Florianópolis poderia ganhar um novo slogan: “Cidade do Improviso”. Agora, Paulo, se achas que o que eu falei acima está errado, continue aplaudindo o alcaide e os edis da cidade. Seja conivente com essa tendência. Florianópolis dos próximos 10 anos estará repleta de viadutos de concreto, avenidas de seis pistas etc.etc., igual a São Paulo, hoje recheada de tudo, principalmente de carros e de pessoas alucinadas que precisam de 30 minutos para vencer três quilômetros em quaisquer ruas centrais.

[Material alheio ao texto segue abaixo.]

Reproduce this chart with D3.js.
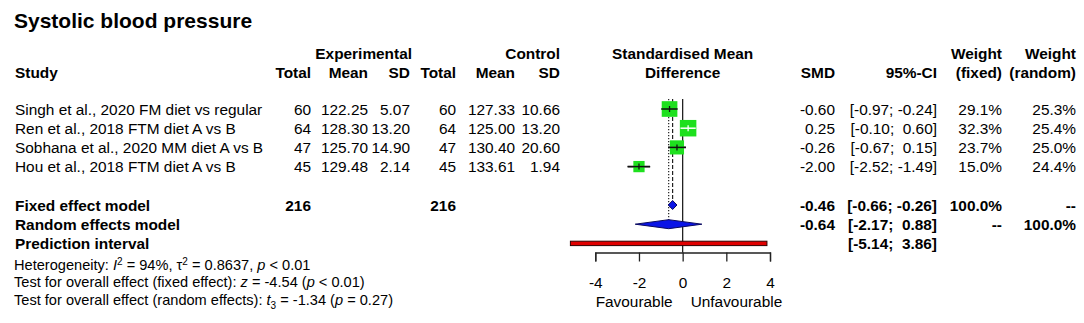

Singapura é uma ilha pouco maior que Florianópolis e com quase três milhões de habitantes. E tudo funciona bem naquele país. E sabe por quê? Há organização e leis severas. A pequena Singapura tem espaço até para a Fórmula1 e um porto que exporta para o mundo inteiro. Aqui, nesta ilha bem mais atraente que Singapura, somos incapazes de limpar a maior reserva de mangue do Brasil, que poderia ensejar à população e aos turistas passeios maravilhosos de barco, por exemplo. O egocentrismo impera porque Florianópolis é governada pela lei de Gerson, que acaba contaminando boa parte de sua população. No próximo fim de semana, haverá na praça a quermesse dos vereadores. Quem ainda não tirou carteira de identidade e não tem dinheiro para cortar o cabelo, aproveite. Tudo é de graça. Fantástico, não?
Bem, não custa perguntar: é esse o papel da Câmara Municipal?